Dive Brief:
- Tech-sector hiring was the lowest in December for all of 2019, according to CompTIA data. Only 3,500 tech jobs were added to the labor market last month, CompTIA said, and the U.S. economy only gained 3,000 IT jobs overall, as the U.S. Bureau of Labor Statistics' monthly jobs report revealed.
- While IT job postings were down by 7,200 from November, employers still listed more than 313,000 IT openings, largely for software and application developers, said CompTIA.
- Hiring in specific occupations, such as IT services, computer systems design and custom software development, added up to just 700 new jobs last month, association figures showed.
Dive Insight:
IT jobs remain difficult to fill for many employers, even as openings decline. In response, some recruiting platforms, including Indeed, developed tools meant to focus on those jobs specifically. Indeed's software, "Seen," was designed to match applicants with various levels of expertise and at different stages in their careers with employers of all sizes. Such tools matter when even non-tech companies are seeking out tech talent, heightening competition for an already scarce pool of candidates.
One of the core challenges regarding that scarcity may be internal, however. Women and people of color tend to face tougher hiring biases in the tech field than white male counterparts, some studies have shown; one study from the University of Pennsylvania's Wharton School found that tech employers ranked female and nonwhite applicants with 4.0 GPAs the same as male applicants with 3.75 GPAs.
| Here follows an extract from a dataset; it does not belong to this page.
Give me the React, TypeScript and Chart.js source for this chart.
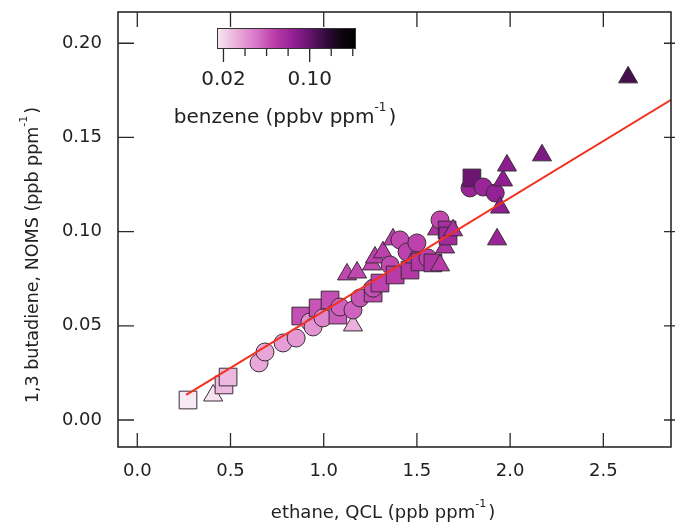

But as more women enter the STEM fields, according to a study by Handshake, a career site for college students, recruiters have an opportunity to expand their usual nets. According to the 2019 study, 72% more women applied for jobs as software developers and engineers than in 2018, and some applied without any requisite STEM degree — reflecting the field's growing reliance on proof of skills over old signals of candidate quality.